7. Numa coisa todos os conselheiros estão de acordo (não obstante o Tribunal ter decidido muito dividido): o direito à subvenção vitalícia não é um direito fundamental e não prescreve um quantum. Ora, mas assim sendo, e até levando em consideração a posição que teve vencimento - a da natureza peculiar das subvenções vitalícias, compreende-se que seja inconstitucional a suspensão do pagamento da subvenção, uma vez que pura e simplesmente o titular deixa de receber (sendo irrelevante se tem recursos, o que respeita a natureza da subvenção), mas já não parece ser inconstitucional que seja reduzido o quantum da subvenção, mesmo que o critério dessa redução seja a condição de recursos.

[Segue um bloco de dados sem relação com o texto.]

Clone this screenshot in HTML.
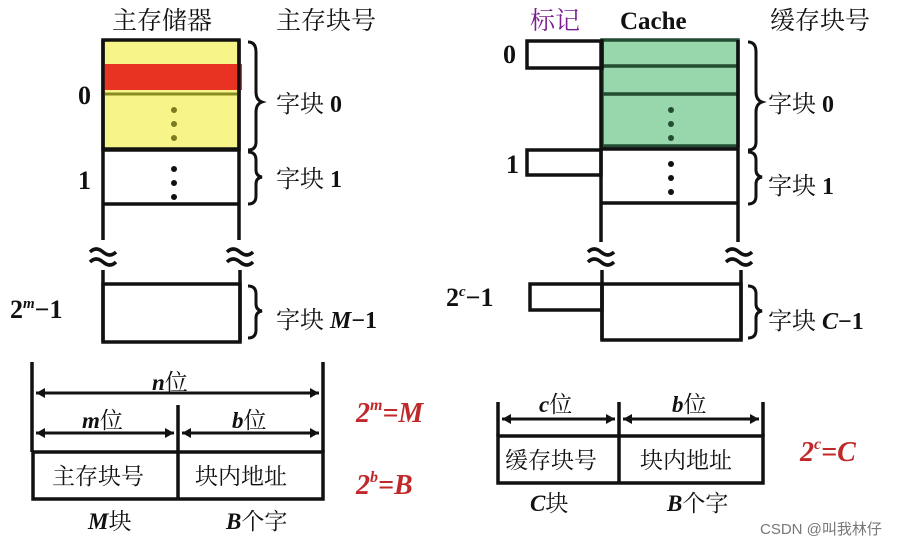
<!DOCTYPE html>
<html><head><meta charset="utf-8"><style>
body{margin:0;background:#fff}
svg{display:block}
text{font-family:"Liberation Serif","Noto Serif CJK SC","Noto Sans CJK SC",serif;fill:#111}
.b{font-weight:bold}
.i{font-style:italic;font-weight:bold}
.r{fill:#c0282a;font-weight:bold;font-style:italic}
</style></head><body>
<svg width="912" height="545" viewBox="0 0 912 545" xmlns="http://www.w3.org/2000/svg">
<g stroke="#111" stroke-width="3.5" fill="none">
<rect x="103" y="40" width="136" height="109" fill="#f7f58a" stroke="#111"/>
<rect x="102" y="64" width="140" height="26" fill="#e83323" stroke="none"/>
<line x1="104" y1="94" x2="238" y2="94" stroke="#888a20" stroke-width="3"/>
<line x1="103" y1="40" x2="103" y2="240"/>
<line x1="239" y1="40" x2="239" y2="240"/>
<line x1="103" y1="150" x2="239" y2="150"/>
<line x1="103" y1="204" x2="239" y2="204"/>
<line x1="103" y1="270" x2="103" y2="342"/>
<line x1="240" y1="270" x2="240" y2="342"/>
<rect x="103" y="284" width="137" height="58"/>
<path d="M248 42 q8 0 8 10 v40 q0 8 6 10 q-6 2 -6 10 v30 q0 8 -8 8" stroke-width="3"/>
<path d="M248 152 q8 0 8 8 v10 q0 6 6 7 q-6 1 -6 7 v12 q0 8 -8 8" stroke-width="3"/>
<path d="M248 286 q8 0 8 8 v10 q0 6 6 7 q-6 1 -6 7 v12 q0 8 -8 8" stroke-width="3"/>
<rect x="602" y="40" width="136" height="106" fill="#98d6ac" stroke="#234d32"/>
<line x1="602" y1="66" x2="738" y2="66" stroke="#234d32"/>
<line x1="602" y1="94" x2="738" y2="94" stroke="#234d32"/>
<line x1="601" y1="40" x2="601" y2="242"/>
<line x1="738" y1="40" x2="738" y2="242"/>
<line x1="601" y1="149" x2="738" y2="149"/>
<line x1="601" y1="203" x2="738" y2="203"/>
<rect x="527" y="41" width="75" height="27"/>
<rect x="527" y="150" width="74" height="25"/>
<line x1="602" y1="270" x2="602" y2="340"/>
<line x1="741" y1="270" x2="741" y2="340"/>
<rect x="602" y="284" width="139" height="56"/>
<rect x="530" y="284" width="72" height="26"/>
<path d="M748 42 q8 0 8 10 v40 q0 8 6 10 q-6 2 -6 10 v30 q0 8 -8 8" stroke-width="3"/>
<path d="M748 152 q8 0 8 8 v10 q0 6 6 7 q-6 1 -6 7 v12 q0 8 -8 8" stroke-width="3"/>
<path d="M748 286 q8 0 8 8 v10 q0 6 6 7 q-6 1 -6 7 v12 q0 8 -8 8" stroke-width="3"/>
<line x1="32" y1="362" x2="32" y2="452"/>
<line x1="323" y1="362" x2="323" y2="452"/>
<line x1="178" y1="405" x2="178" y2="452"/>
<rect x="33" y="452" width="290" height="47"/>
<line x1="178" y1="452" x2="178" y2="499"/>
<line x1="36" y1="393" x2="319" y2="393" stroke-width="3"/>
<line x1="36" y1="433" x2="174" y2="433" stroke-width="3"/>
<line x1="182" y1="433" x2="319" y2="433" stroke-width="3"/>
<line x1="498" y1="402" x2="498" y2="436"/>
<line x1="619" y1="402" x2="619" y2="436"/>
<line x1="763" y1="402" x2="763" y2="436"/>
<rect x="498" y="436" width="265" height="47"/>
<line x1="619" y1="436" x2="619" y2="483"/>
<line x1="502" y1="419" x2="615" y2="419" stroke-width="3"/>
<line x1="623" y1="419" x2="759" y2="419" stroke-width="3"/>
<!-- tilde-like approx marks -->
<g stroke-width="3.5">
<path d="M90 252 q6 -6 13 0 t13 0"/><path d="M90 262 q6 -6 13 0 t13 0"/>
<path d="M227 252 q6 -6 13 0 t13 0"/><path d="M227 262 q6 -6 13 0 t13 0"/>
<path d="M588 252 q6 -6 13 0 t13 0"/><path d="M588 262 q6 -6 13 0 t13 0"/>
<path d="M726 252 q6 -6 13 0 t13 0"/><path d="M726 262 q6 -6 13 0 t13 0"/>
</g>
</g>
<g fill="#111">
<path d="M36 393 l9 -5 v10z M319 393 l-9 -5 v10z M36 433 l9 -5 v10z M174 433 l-9 -5 v10z M182 433 l9 -5 v10z M319 433 l-9 -5 v10z M502 419 l9 -5 v10z M615 419 l-9 -5 v10z M623 419 l9 -5 v10z M759 419 l-9 -5 v10z"/>
<circle cx="174" cy="110" r="3" fill="#7a7a20"/><circle cx="174" cy="124" r="3" fill="#7a7a20"/><circle cx="174" cy="138" r="3" fill="#7a7a20"/>
<circle cx="174" cy="169" r="3"/><circle cx="174" cy="183" r="3"/><circle cx="174" cy="197" r="3"/>
<circle cx="671" cy="110" r="3" fill="#234d32"/><circle cx="671" cy="124" r="3" fill="#234d32"/><circle cx="671" cy="138" r="3" fill="#234d32"/>
<circle cx="671" cy="164" r="3"/><circle cx="671" cy="178" r="3"/><circle cx="671" cy="192" r="3"/>
</g>
<text x="112" y="29" font-size="25">主存储器</text>
<text x="276" y="29" font-size="25">主存块号</text>
<text x="530" y="29" font-size="25" style="fill:#7a2090">标记</text>
<text x="620" y="29" font-size="25" class="b">Cache</text>
<text x="770" y="29" font-size="25">缓存块号</text>
<text x="78" y="104" font-size="26" class="b">0</text>
<text x="78" y="189" font-size="26" class="b">1</text>
<text x="10" y="318" font-size="26" class="b">2<tspan font-size="15" dy="-10" font-style="italic">m</tspan><tspan dy="10">−1</tspan></text>
<text x="276" y="112" font-size="24">字块 <tspan class="b">0</tspan></text>
<text x="276" y="187" font-size="24">字块 <tspan class="b">1</tspan></text>
<text x="276" y="328" font-size="24">字块 <tspan class="i">M</tspan><tspan class="b">−1</tspan></text>
<text x="503" y="63" font-size="26" class="b">0</text>
<text x="506" y="173" font-size="26" class="b">1</text>
<text x="446" y="306" font-size="26" class="b">2<tspan font-size="15" dy="-10" font-style="italic">c</tspan><tspan dy="10">−1</tspan></text>
<text x="768" y="112" font-size="24">字块 <tspan class="b">0</tspan></text>
<text x="768" y="194" font-size="24">字块 <tspan class="b">1</tspan></text>
<text x="768" y="329" font-size="24">字块 <tspan class="i">C</tspan><tspan class="b">−1</tspan></text>
<text x="152" y="390" font-size="23"><tspan class="i">n</tspan>位</text>
<text x="82" y="428" font-size="23"><tspan class="i">m</tspan>位</text>
<text x="232" y="428" font-size="23"><tspan class="i">b</tspan>位</text>
<text x="52" y="484" font-size="23">主存块号</text>
<text x="195" y="484" font-size="23">块内地址</text>
<text x="88" y="529" font-size="23"><tspan class="i">M</tspan>块</text>
<text x="226" y="529" font-size="23"><tspan class="i">B</tspan>个字</text>
<text x="539" y="412" font-size="23"><tspan class="i">c</tspan>位</text>
<text x="672" y="412" font-size="23"><tspan class="i">b</tspan>位</text>
<text x="505" y="468" font-size="23">缓存块号</text>
<text x="640" y="468" font-size="23">块内地址</text>
<text x="530" y="511" font-size="23"><tspan class="i">C</tspan>块</text>
<text x="667" y="511" font-size="23"><tspan class="i">B</tspan>个字</text>
<text x="356" y="422" font-size="28" class="r">2<tspan font-size="16" dy="-12">m</tspan><tspan dy="12">=M</tspan></text>
<text x="356" y="494" font-size="28" class="r">2<tspan font-size="16" dy="-12">b</tspan><tspan dy="12">=B</tspan></text>
<text x="800" y="461" font-size="28" class="r">2<tspan font-size="16" dy="-12">c</tspan><tspan dy="12">=C</tspan></text>
<text x="760" y="534" font-size="15" style="fill:#777;font-family:'Liberation Sans','Noto Sans CJK SC',sans-serif">CSDN @叫我林仔</text>
</svg>
</body></html>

Na verdade, tal subvenção, apesar de não se destinar apenas a assegurar uma vida condigna aos ex-titulares de cargos políticos desempenha primariamente essa função, daí que um dos critérios que o legislador possa utilizar para a limitar (mas não para a suprimir) seja a condição de recursos, de modo a que, tendo o ex-titular recursos suficientes para sobreviver, possa ver diminuída a compensação pelas funções anteriores (que acresce ao seu rendimento e não é a sua fonte única de rendimento). Aliás, dificilmente se vê outro critério para graduar uma redução variável entre ex-titulares a partir do momento em que se admite que essa redução é possível (como todos os conselheiros admitem).
8. Deste modo parece-me que o TC esteve meio bem, meio mal, sendo certo que este é um caso particularmente difícil, não apenas por envolver o sempre difícil princípio da proteção da confiança, mas porque esta subvenção tem uma natureza peculiar.
9. Como resulta de toda a explicação anterior, a decisão do TC não implica qualquer reposição das subvenções, no sentido em que a revogação de 2005 tenha sido revertida e os atuais titulares de cargos políticos possam voltar a beneficiar de tais subvenções vitalícias (significa apenas reposição do que não foi pago em 2015 aos que ainda têm direito a receber, por serem pré-2005). Este tipo de subvenções mantém-se extinto e bem extinto de 2005 para a frente.